Yabancılardan örnek ise olimpiyat oyunlarında 18'i  altın, toplam 22 madalya kazanmış oldu 27 yaşındaki Michael Phelps bizim en ‘tecrübeli’ dönem diye yorumlayacağımız süreçte, başarıya doyuyor ve kendini emekli ediyor. Açıklamasına göre, olimpiyata katılma yaşının tavanını 30 olarak belirlemiş….
Bakın nereden nereye geldik. Amacımız ne idi ‘somut’ ve ‘net’ düşünmek ve hareket etmek. Ama bir türlü beceremiyoruz; İşi değil sözü yarıştırdığımız için madalya sayımız elin parmakları kadar sınırlı kalıyor.

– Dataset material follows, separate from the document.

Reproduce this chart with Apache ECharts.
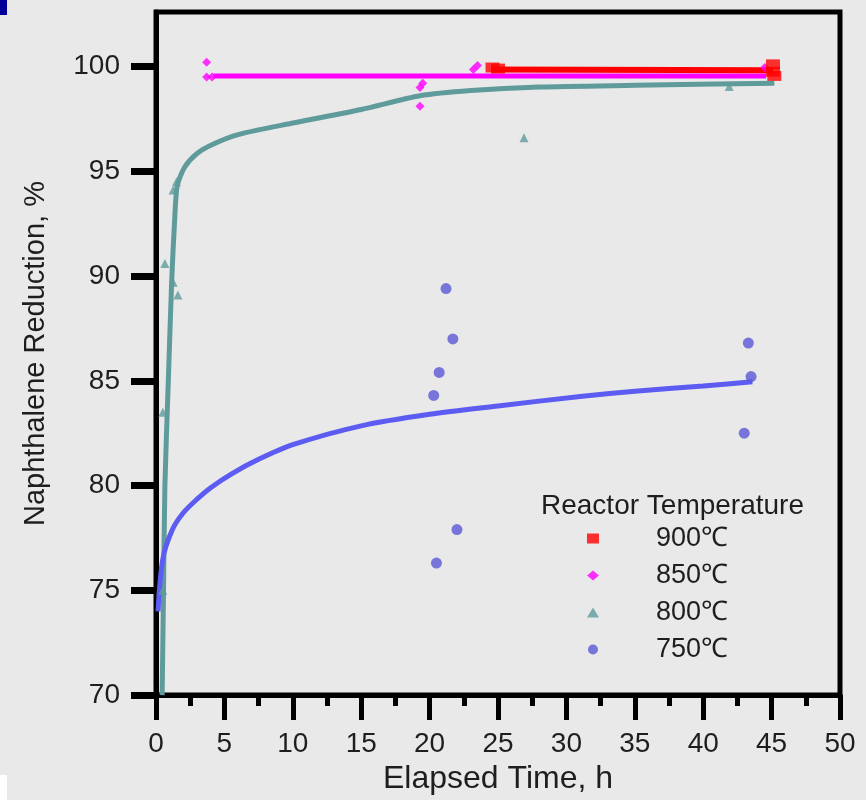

Ne diyor Naim Süleymanoğlu; Gerekirse federasyon başkanlığına adaylığımı koyarım…Ben beklerdim ki eski ‘milli’ halterci, gelişmeleri masaya yatırıp,  sorunların çözümü için kafa yorsun. Ona yanaşmadı çünkü reklamın kötüsü olmaz, ucuz edebiyat yapmamak mümkün mü?
Ama ne oluyor, ülke değerleri zarar görüyor. Tekrardan bakın madalya sıralamasına. Açık ara farkla Çin birinci, Amerika ikinci sırada. Bu ne demek, her türlü siyasi platformda Dünya’yı sömüren iki ülke ‘sporu’ da amellerine alet ediyorlar…
Futbol sadece futbol olmadığı bir dönemde, sporunda sadece ‘spor’ tanımaya uyarlanmayacağına göre biz kuru ‘gürültü’nün içinde boğuşmaya, ‘elin adamı’ madalya almaya devam etsin.